Seriously, Silicon Valley: Enough with the socks. We've learned as much as we can about technology from sneak peeks at each other's ankles. Now it's time to reveal a little more.
On the pages of the New York Times, Silicon Valley seems prepared to bare it all: our open-source code, our game obsessions, our favorite red robot socks. You know, wacky Californians with wacky ideas. Like the web. Or smartphones.
Who would have thought the New York Times would be so gullible? I've seen the socks of Silicon Valley, and on a good day, they match. That said, I do know wily startup founders who would parade QR code tattoos around Folsom Street Fair (NB: NSFW) if it would get their new video game app a NYT link gratis.

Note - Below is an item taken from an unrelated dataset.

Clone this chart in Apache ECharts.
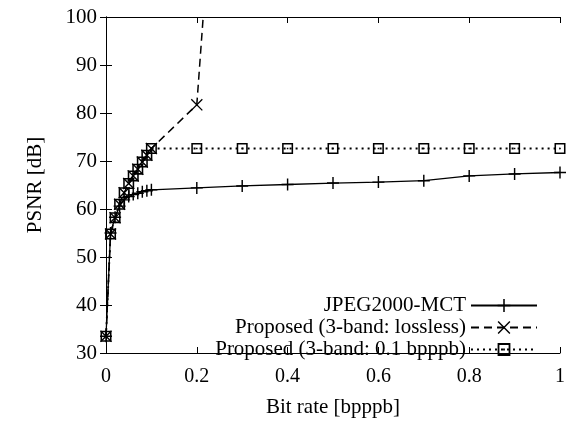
<!DOCTYPE html>
<html>
<head>
<meta charset="utf-8">
<script src="https://cdn.jsdelivr.net/npm/echarts@6/dist/echarts.min.js"></script>
<style>
  html, body { margin: 0; padding: 0; background: #fff; }
  #chart { width: 568px; height: 423px; }
</style>
</head>
<body>
<div id="chart"></div>
<script>
// 数据
const bitRate = [0, 0.01, 0.02, 0.03, 0.04, 0.05, 0.06, 0.07, 0.08, 0.09, 0.1,
  0.2, 0.3, 0.4, 0.5, 0.6, 0.7, 0.8, 0.9, 1.0];
const jpegPsnr = [33.5, 55.0, 58.3, 60.6, 61.9, 62.6, 63.0, 63.3, 63.6, 63.8, 64.0,
  64.4, 64.8, 65.1, 65.4, 65.6, 65.9, 66.9, 67.3, 67.6];
const losslessRate = [0, 0.01, 0.02, 0.03, 0.04, 0.05, 0.06, 0.07, 0.08, 0.09, 0.1, 0.2, 0.3];
const losslessPsnr = [33.5, 54.8, 58.2, 61.0, 63.4, 65.3, 66.9, 68.3, 69.8, 71.2, 72.6, 81.7, 212];
const band01Psnr = [33.5, 54.8, 58.2, 61.0, 63.4, 65.3, 66.9, 68.3, 69.8, 71.2, 72.6,
  72.6, 72.6, 72.6, 72.6, 72.6, 72.6, 72.6, 72.6, 72.6];
const xTicks = [0, 0.2, 0.4, 0.6, 0.8, 1];
const yTicks = [30, 40, 50, 60, 70, 80, 90, 100];

const seriesNames = [
  'JPEG2000-MCT',
  'Proposed (3-band: lossless)',
  'Proposed (3-band: 0.1 bpppb)'
];

const FONT = '"Liberation Serif", "DejaVu Serif", serif';
const PLUS = 'path://M4.4,0H5.6V4.4H10V5.6H5.6V10H4.4V5.6H0V4.4H4.4Z';
const CROSS = 'path://M0,0.8L0.8,0L10,9.2L9.2,10Z M9.2,0L10,0.8L0.8,10L0,9.2Z';
const BOXDOT = 'path://M0,0H10V10H0Z M1.4,1.4V8.6H8.6V1.4Z M4.3,4.3H5.7V5.7H4.3Z';

const zip = (xs, ys) => xs.map((x, i) => [x, ys[i]]);

let myChart = echarts.init(document.getElementById('chart'), null, { renderer: 'canvas' });

const axisCommon = {
  type: 'value',
  axisLine: { show: true, lineStyle: { color: '#000', width: 1 } },
  axisTick: { show: true, inside: true, length: 6, lineStyle: { color: '#000', width: 1 } },
  splitLine: { show: false }
};

const option = {
  backgroundColor: '#fff',
  animation: false,
  textStyle: { fontFamily: FONT, color: '#000' },
  grid: { left: 106, right: 4, top: 17, bottom: 67, containLabel: false },
  legend: {
    orient: 'vertical',
    align: 'right',
    right: 25,
    top: 290,
    itemWidth: 66,
    itemHeight: 16,
    itemGap: 1,
    data: seriesNames,
    textStyle: { fontFamily: FONT, fontSize: 21, color: '#000', lineHeight: 16 }
  },
  xAxis: [
    Object.assign({}, axisCommon, {
      min: xTicks[0], max: xTicks[xTicks.length - 1], interval: 0.2,
      position: 'bottom',
      name: 'Bit rate [bpppb]', nameLocation: 'middle', nameGap: 44,
      nameTextStyle: { fontFamily: FONT, fontSize: 21, color: '#000' },
      axisLabel: { fontFamily: FONT, fontSize: 20, color: '#000', margin: 14 }
    }),
    Object.assign({}, axisCommon, {
      min: xTicks[0], max: xTicks[xTicks.length - 1], interval: 0.2,
      position: 'top',
      axisLabel: { show: false }
    })
  ],
  yAxis: [
    Object.assign({}, axisCommon, {
      min: yTicks[0], max: yTicks[yTicks.length - 1], interval: 10,
      position: 'left',
      name: 'PSNR [dB]', nameLocation: 'middle', nameGap: 60,
      nameTextStyle: { fontFamily: FONT, fontSize: 21, color: '#000' },
      axisLabel: { fontFamily: FONT, fontSize: 21, color: '#000', margin: 9 }
    }),
    Object.assign({}, axisCommon, {
      min: yTicks[0], max: yTicks[yTicks.length - 1], interval: 10,
      position: 'right',
      axisLabel: { show: false }
    })
  ],
  series: [
    {
      name: seriesNames[0],
      type: 'line',
      data: zip(bitRate, jpegPsnr),
      symbol: PLUS,
      symbolSize: 12,
      lineStyle: { color: '#000', width: 1.3, type: 'solid' },
      itemStyle: { color: '#000' }
    },
    {
      name: seriesNames[1],
      type: 'line',
      data: zip(losslessRate, losslessPsnr),
      symbol: CROSS,
      symbolSize: 12,
      clip: true,
      lineStyle: { color: '#000', width: 1.5, type: [8, 5] },
      itemStyle: { color: '#000' }
    },
    {
      name: seriesNames[2],
      type: 'line',
      data: zip(bitRate, band01Psnr),
      symbol: BOXDOT,
      symbolSize: 11,
      lineStyle: { color: '#000', width: 1.8, type: [2, 4] },
      itemStyle: { color: '#000' }
    }
  ]
};

myChart.setOption(option);
</script>
</body>
</html>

Yet when it comes to their bottom line, most startup execs play coy. That code of silence stops here, in this column. Fair warning: the comments section might get loud.
No one gets to claim secrecy for competitive reasons. Any launch strategy that can't withstand daylight certainly can't survive a changing business climate. Yet many pre-launch tech companies maintain vows of secrecy straight out of the dotcom era, when excitable engineers would pinky-swear friends to verbal NDAs in South Park before whispering: "Shhhh, pet food. Online."
I mock from experience: at the time, I worked for a company selling large-scale sculpture. Online. It met the same fate as Pets.com.
Since then, I've learned. Your socks may be dazzling, your sculpture sublime, and your puppetry mesmerizing to drunk Superbowl viewers, but show me some numbers. Today I'll only consult for startups with robust business plans capable of turning a unifying passion – photography books, say – into a $30 million business within two years.
Stealth mode may serve as a shield against the criticism of our peers, but playing it safe rarely sustains returns in Silicon Valley. Who are we kidding? Unfamiliar technologies and untested markets call for unconventional business strategies. Investors know that. They've seen our socks, and still they're not scared. But we need to be prepared to answer their questions, in all honesty.
So here's where we start telling the truth. And by we, I mean me, and you, and Memoir Tree - my current pre-launch client with a free oral history app still in beta, and an enlightened CEO who knows the key to success in the app market is being adaptive, not secretive. Every week I'll deliberately attempt a tactic that upends conventional business wisdom and report the results candidly, right here.
It may not always be pretty, but in startups, making mistakes is part of the development process. Sometimes we have to wrestle with our own hubris: no one likes to be proved wrong. But being the first to recognize your own mistake earns you the most respect, or the next-best thing in technology - the least humiliation.
I do have my pride, which is why I'm not telling you where I take my beginning salsa class. Otherwise, tell me which business-school adage you'd like to see me put to the startup test next. In this early-beta business world we inhabit, someone's got to be the beta tester.